Well, don’t let the one answer mislead you. Though furniture makers and the like are carpenters, the field has a rather immense area of expertise. Framers, finish, cabinet makers, furniture, drywall installers and even painters are considered part of the ‘carpentry’ field. Most I know can do these skills to at least a basic level. Typically the first year you work it, you should expect a giant learning curve and a lot of labor activities such as demolishing while you learn what is what. My first year I barely even touched a nails, but I learned how to reverse engineer things to some extent. This is a ‘hands on’ profession, not one behind a desk and it can be taxing emotionally and physically yet remarkably rewarding and tangible.
Kind of says it, doesn’t it?
Among those who gave a specific quantitative response, seven years seemed to be the consensus, which as almost everyone knows, is about how long it takes of post-graduate school and work to become a doctor. Under moderate supervision, somebody who wants to be a carpenter might plausibly be capable of earning some money doing so in a 1 to 3-year timeframe.
Now, according to Labor Department BLS data from 2016, there are about 1.025 million carpenter jobs in the U.S., spread across residential and non-residential industry sectors, and the median pay from that time clocked in at about $21 an hour, or about $43,600 a year. Most observers would say that carpenters–even ones that spent seven years learning the advanced skills of their craft, make an average upwards of $50,000. The National Association of Home Builders estimates job growth in residential carpentry of 6% by 2024, and says that by 2019, home building will need 1 million plus “craft” pros to bring labor capacity into stride with housing demand.
So, let’s go back to our first question, as it’s material to how home building leaders will solve for their current predicament, which is that there’s an opportunity and a need to build more houses than there are currently carpenters to go around.
How long does it take to make a new one?
Now, think of the two major reasons “making a new one” may be difficult, not for the time and energy it takes to train people, but for the choice an individual makes to go into that line of livelihood or not. One is the wage that a carpenter–who may spend almost the length of time it takes to educate and train a physician–earns. The other is–after all that training and sacrifice–the likelihood that at some unknown juncture in time, the need for what he or she does simply goes away for a while, when the cycle turns down and building goes into temporary hibernation.
That’s rough for someone who is in the position to make a choice about what he or she is going to do.
This is why, as part of an appeal and a marketing message to young potential carpenters, employers–builders, general contractors, project managers, etc.–need to look at and consider two dramatic changes to their way of thinking about construction labor capacity.
One change would be to look more and manage more to KPI’s of value-created per skilled-worker hour, and less at dollars paid per worker hour. This is not an original thought; and it has been the way some builders have begun to make productivity gains in their construction start-to-completion workstreams. There’s lots of attention now to whether companies actually use some of their tax-cut windfall to hire and upgrade and invest in employees or not. Benchmarks around dollars for value-creation vs. dollars-per-hour need to become an industry standard. The value a well-paid carpenter can produce should result in a favorable ratio of money, time, quality, and value, the result being greater productivity overall.

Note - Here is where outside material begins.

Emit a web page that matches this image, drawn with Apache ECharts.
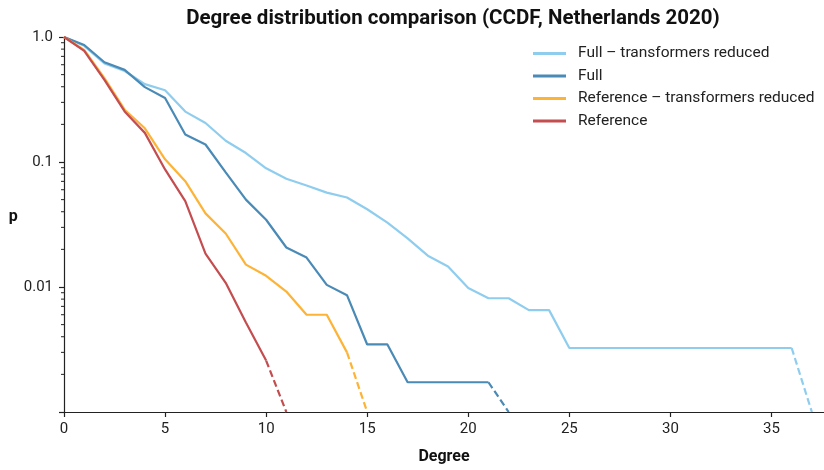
<!DOCTYPE html>
<html>
<head>
<meta charset="utf-8">
<script src="https://cdn.jsdelivr.net/npm/echarts@6/dist/echarts.min.js"></script>
<style>html,body{margin:0;padding:0;background:#fff}#c{width:824px;height:470px}</style>
</head>
<body>
<div id="c"></div>
<script>
// ---- data ----
const seriesNames = ['Full \u2013 transformers reduced', 'Full', 'Reference \u2013 transformers reduced', 'Reference'];
const seriesColors = ['#8fcdef', '#4a8ab6', '#fdb336', '#c44d4f'];

const fullTRDeg = [0,1,2,3,4,5,6,7,8,9,10,11,12,13,14,15,16,17,18,19,20,21,22,23,24,25,36];
const fullTRVal = [1.0,0.85,0.615,0.535,0.42,0.375,0.253,0.205,0.148,0.118,0.089,0.0735,0.0648,0.0569,0.052,0.0419,0.0327,0.0245,0.0178,0.0146,0.0098,0.00813,0.00813,0.00653,0.00653,0.00325,0.00325];
const fullTRTail = [[36,0.00325],[37,0.001]];

const fullDeg = [0,1,2,3,4,5,6,7,8,9,10,11,12,13,14,15,16,17,18,19,20,21];
const fullVal = [1.0,0.863,0.628,0.546,0.397,0.325,0.166,0.138,0.0827,0.050,0.0345,0.0207,0.0172,0.0104,0.0086,0.00347,0.00347,0.00173,0.00173,0.00173,0.00173,0.00173];
const fullTail = [[21,0.00173],[22,0.001]];

const refTRDeg = [0,1,2,3,4,5,6,7,8,9,10,11,12,13,14];
const refTRVal = [1.0,0.788,0.469,0.262,0.186,0.105,0.0703,0.0388,0.0268,0.0151,0.0123,0.0092,0.0060,0.0060,0.0030];
const refTRTail = [[14,0.0030],[15,0.001]];

const refDeg = [0,1,2,3,4,5,6,7,8,9,10];
const refVal = [1.0,0.775,0.454,0.254,0.171,0.0872,0.0486,0.0185,0.0108,0.0052,0.00258];
const refTail = [[10,0.00258],[11,0.001]];

const xTicks = [0,5,10,15,20,25,30,35];
const yMinorTicks = [];
[0.001,0.01,0.1].forEach(b => { for (let m = 2; m <= 9; m++) yMinorTicks.push(+(b*m).toPrecision(3)); });

// ---- build ----
const F = 'Roboto, "Noto Sans", sans-serif';
const zip = (d, v) => d.map((x, i) => [x, v[i]]);
const mains = [zip(fullTRDeg, fullTRVal), zip(fullDeg, fullVal), zip(refTRDeg, refTRVal), zip(refDeg, refVal)];
const tails = [fullTRTail, fullTail, refTRTail, refTail];

const series = [];
mains.forEach((d, i) => {
  series.push({
    name: seriesNames[i], type: 'line', data: d, showSymbol: false, symbol: 'none', clip: false,
    lineStyle: {color: seriesColors[i], width: 2.2}, itemStyle: {color: seriesColors[i]}, z: 2 + i
  });
  series.push({
    name: seriesNames[i], type: 'line', data: tails[i], showSymbol: false, symbol: 'none', clip: false,
    lineStyle: {color: seriesColors[i], width: 2.2, type: [7, 3.5]}, itemStyle: {color: seriesColors[i]}, z: 2 + i
  });
});
series.push({
  type: 'custom', silent: true, clip: false, z: 10,
  data: yMinorTicks.map(v => [0, v]),
  renderItem: (params, api) => {
    const p = api.coord([api.value(0), api.value(1)]);
    return {type: 'line', shape: {x1: p[0] - 3, y1: p[1], x2: p[0], y2: p[1]}, style: {stroke: '#222', lineWidth: 1}};
  }
});

const chart = echarts.init(document.getElementById('c'), null, {renderer: 'canvas'});
chart.setOption({
  animation: false,
  backgroundColor: '#fff',
  title: {
    text: 'Degree distribution comparison (CCDF, Netherlands 2020)',
    left: 448, top: 3, textAlign: 'center',
    textStyle: {fontFamily: F, fontSize: 20.5, fontWeight: 'bold', color: '#111'}
  },
  legend: {
    orient: 'vertical', left: 533, top: 45.5, padding: 0, itemGap: 6.5, itemWidth: 33, itemHeight: 3,
    icon: 'rect', data: seriesNames,
    textStyle: {fontFamily: F, fontSize: 15.5, color: '#222', lineHeight: 16, padding: [0, 0, 0, 7]}
  },
  grid: {left: 64, right: 0, top: 37, bottom: 57, containLabel: false},
  xAxis: {
    type: 'value', min: 0, max: 37.6,
    name: 'Degree', nameLocation: 'middle', nameGap: 37,
    nameTextStyle: {fontFamily: F, fontSize: 16, fontWeight: 'bold', color: '#111'},
    axisLine: {show: true, lineStyle: {color: '#222', width: 1.2}},
    axisTick: {show: true, length: 5, inside: false, customValues: xTicks, lineStyle: {color: '#222', width: 1.2}},
    axisLabel: {customValues: xTicks, fontFamily: F, fontSize: 15, color: '#222', margin: 10},
    splitLine: {show: false}
  },
  yAxis: {
    type: 'log', logBase: 10, min: 0.001, max: 1,
    name: 'p', nameLocation: 'middle', nameGap: 46, nameRotate: 0,
    nameTextStyle: {fontFamily: F, fontSize: 16, fontWeight: 'bold', color: '#111', verticalAlign: 'bottom'},
    axisLine: {show: true, onZero: false, lineStyle: {color: '#222', width: 1.2}},
    axisTick: {show: true, length: 5, lineStyle: {color: '#222', width: 1.2}},
    axisLabel: {
      fontFamily: F, fontSize: 15, color: '#222', margin: 11,
      formatter: v => {
        const e = Math.round(Math.log10(v));
        if (e === 0) return '1.0';
        if (e === -1) return '0.1';
        if (e === -2) return '0.01';
        return '';
      }
    },
    splitLine: {show: false}
  },
  series: series
});
</script>
</body>
</html>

Another change would involve cross-training as part of the allure that might draw more interest from young adults forming their career and livelihood decision-set.
What if carpentry training went hand-in-hand with coding bootcamp?
Here’s a thought from two Harvard Business Review contributors, Kausik Rajgopal, a McKinsey & Co. managing partner, and Steve Westly, managing partner of the Westly Group.
Silicon Valley has created extraordinary wealth and has changed the nature of work. In so doing, it has also catalyzed unparalleled job disruption. It’s time for technology players – in Silicon Valley and beyond – to use the power of technology to more closely partner and coordinate with educators, employers, and government leaders – to make sure that every person in the American workforce is trained for success in the 21st century economy.
Then, after one-to-three years an adult is capable of progressing resiliently, both for the love of building homes for people, and the need to be able to prosper for a long, adaptive, sustaining career? Education and training in the trades today should factor in an inevitable, anticipatory need for individuals to retrain, and adapt to technological change in the years ahead. That, and good pay in return for all of that committed training and education, would make young people choose a field like carpentry both for what it means and for the prosperous career it can become.